Ontario parents requiring childcare are getting a break. At a joint-federal-Ontario news conference Minister of Finance, Chrystia Freeland, the Minister of Families, Children and Social Development, Karina Gould, and Ontario’s Minister of Education, Stephen Lecce, announced that, effective December 31, 2022, fees for families with children under the age of 6 at licensed child care operators in Ontario that have enrolled in the Canada-wide early learning and child care system will be reduced by an average of 50% across the province, compared to 2020 levels.
The deal flows from a six-year, $13.2 billion agreement with the federal government which will lower fees for families and promises to deliver an average of $10 a day child care by September 2025.
Additionally, Ontario is working towards creating 86,000 new licensed child care spaces by the end of 2026, which will includes 55,000 additional spaces the province announced today.
Said Stephen Lecce, Minister of Education. “Our government is making child care affordable — with savings averaging between $6,000 to $10,000 per child by the end of this year — and investing in new spaces that will benefit parents for years to come.”
To ensure child care spaces are also created in locations and for populations most in need — including for children with special needs, Indigenous and Franco-Ontarian communities — Ontario is launching a $213 million grant program for new and existing operators. These one-time grants, prioritizing regions with historically low rates of space availability, will help child care operators offset the initial costs of expanding or creating spaces, such as purchasing equipment or renovating facilities.
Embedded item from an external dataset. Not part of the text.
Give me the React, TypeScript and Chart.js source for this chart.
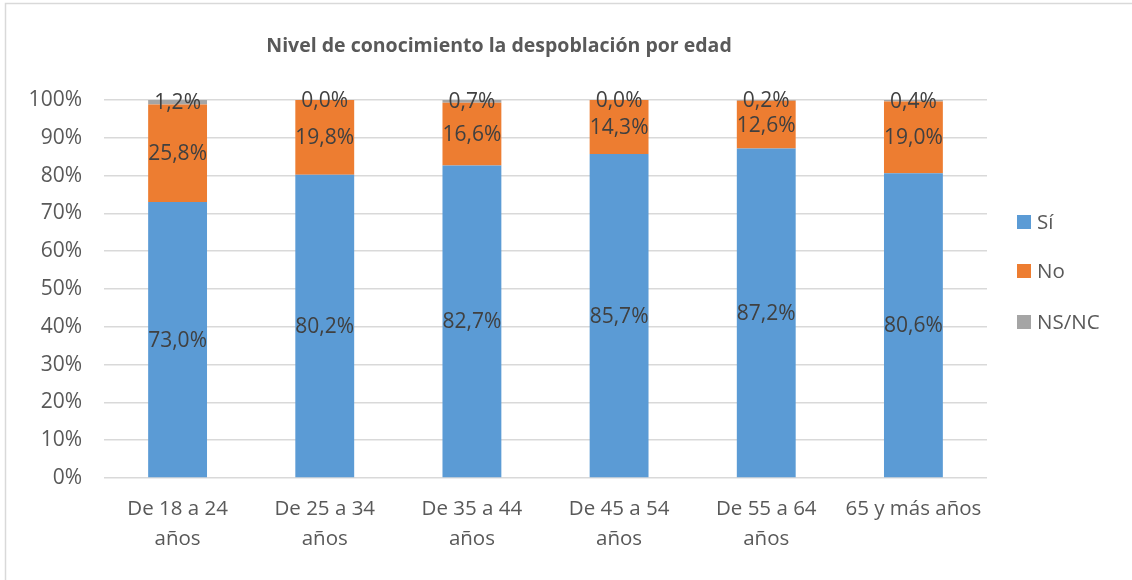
import React, { useEffect, useRef } from "react";
import { Chart, registerables } from "chart.js";

Chart.register(...registerables);

const categories: (string | string[])[] = [
  ["De 18 a 24", "años"],
  ["De 25 a 34", "años"],
  ["De 35 a 44", "años"],
  ["De 45 a 54", "años"],
  ["De 55 a 64", "años"],
  "65 y más años",
];
const siValues = [73.0, 80.2, 82.7, 85.7, 87.2, 80.6];
const noValues = [25.8, 19.8, 16.6, 14.3, 12.6, 19.0];
const nsncValues = [1.2, 0.0, 0.7, 0.0, 0.2, 0.4];
const seriesNames = ["Sí", "No", "NS/NC"];
const seriesColors = ["#5B9BD5", "#ED7D31", "#A5A5A5"];
const titleText = "Nivel de conocimiento la despoblación por edad";

const FONT = "'Open Sans', 'Liberation Sans', sans-serif";

const decorPlugin = {
  id: "decor",
  beforeDraw(chart: any) {
    const ctx = chart.ctx;
    ctx.save();
    ctx.fillStyle = "#ffffff";
    ctx.fillRect(0, 0, chart.width, chart.height);
    ctx.strokeStyle = "#d9d9d9";
    ctx.lineWidth = 1.5;
    ctx.beginPath();
    ctx.moveTo(5.5, chart.height + 5);
    ctx.lineTo(5.5, 3.5);
    ctx.lineTo(chart.width + 5, 3.5);
    ctx.stroke();
    ctx.restore();
  },
  afterDraw(chart: any) {
    const ctx = chart.ctx;
    ctx.save();
    ctx.font = `bold 19.5px ${FONT}`;
    ctx.fillStyle = "#595959";
    ctx.textAlign = "center";
    ctx.textBaseline = "middle";
    ctx.fillText(titleText, 499, 46);
    ctx.font = `20.5px ${FONT}`;
    ctx.textAlign = "left";
    const ys = [222, 271, 322];
    seriesNames.forEach((name, i) => {
      ctx.fillStyle = seriesColors[i];
      ctx.fillRect(1017, ys[i] - 7, 14, 14);
      ctx.fillStyle = "#595959";
      ctx.fillText(name, 1037, ys[i] + 1);
    });
    ctx.restore();
  },
  afterDatasetsDraw(chart: any) {
    const ctx = chart.ctx;
    ctx.save();
    ctx.font = `21px ${FONT}`;
    ctx.fillStyle = "#404040";
    ctx.textAlign = "center";
    ctx.textBaseline = "middle";
    chart.data.datasets.forEach((ds: any, di: number) => {
      const meta = chart.getDatasetMeta(di);
      meta.data.forEach((el: any, i: number) => {
        const v = ds.data[i] as number;
        const cy = (el.y + el.base) / 2;
        ctx.fillText(v.toFixed(1).replace(".", ",") + "%", el.x, cy + 1);
      });
    });
    ctx.restore();
  },
};

export default function App() {
  const ref = useRef<HTMLCanvasElement>(null);
  useEffect(() => {
    document.body.style.margin = "0";
    const chart = new Chart(ref.current!, {
      type: "bar",
      data: {
        labels: categories,
        datasets: [
          { label: seriesNames[0], data: siValues, backgroundColor: seriesColors[0] },
          { label: seriesNames[1], data: noValues, backgroundColor: seriesColors[1] },
          { label: seriesNames[2], data: nsncValues, backgroundColor: seriesColors[2] },
        ],
      },
      options: {
        animation: false,
        responsive: false,
        maintainAspectRatio: false,
        devicePixelRatio: 1,
        datasets: { bar: { categoryPercentage: 1, barPercentage: 0.4 } },
        layout: { padding: { left: 0, right: 145, top: 100, bottom: 0 } },
        plugins: { legend: { display: false }, title: { display: false }, tooltip: { enabled: false } },
        scales: {
          x: {
            stacked: true,
            grid: { display: false, drawTicks: false },
            border: { display: false },
            ticks: {
              color: "#595959",
              font: { family: FONT, size: 20.5, lineHeight: 1.42 },
              padding: 17,
              maxRotation: 0,
              autoSkip: false,
            },
            afterFit: (s: any) => {
              s.height = 102;
            },
          },
          y: {
            stacked: true,
            min: 0,
            max: 100,
            grid: { color: "#d9d9d9", lineWidth: 1.5, drawTicks: false },
            border: { display: false },
            ticks: {
              stepSize: 10,
              color: "#595959",
              font: { family: FONT, size: 21 },
              padding: 22,
              callback: (v: any) => v + "%",
            },
            afterFit: (s: any) => {
              s.width = 104;
            },
          },
        },
      },
      plugins: [decorPlugin],
    });
    return () => chart.destroy();
  }, []);
  return (
    <div style={{ width: 1132, height: 580 }}>
      <canvas ref={ref} width={1132} height={580} />
    </div>
  );
}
To date, 92 per cent of Ontario’s licensed child care sites have enrolled in the CWELCC system. Families across the province with children in these centres are already seeing fee reductions of up to 25 per cent, retroactive to April 1, 2022. By the end of this year, families with children under the age of six in participating licensed child care programs will see a further fee reduction of up to 50 per cent relative to 2020 levels.
Said Karina Gould, “the fee reduction announced today for centres as part of the Canada-wide system is a key step toward our ultimate goal for an average of $10-a-day regulated child care. We will continue to work with the provinces and territories toward a better future for children, and families, everywhere in Canada.”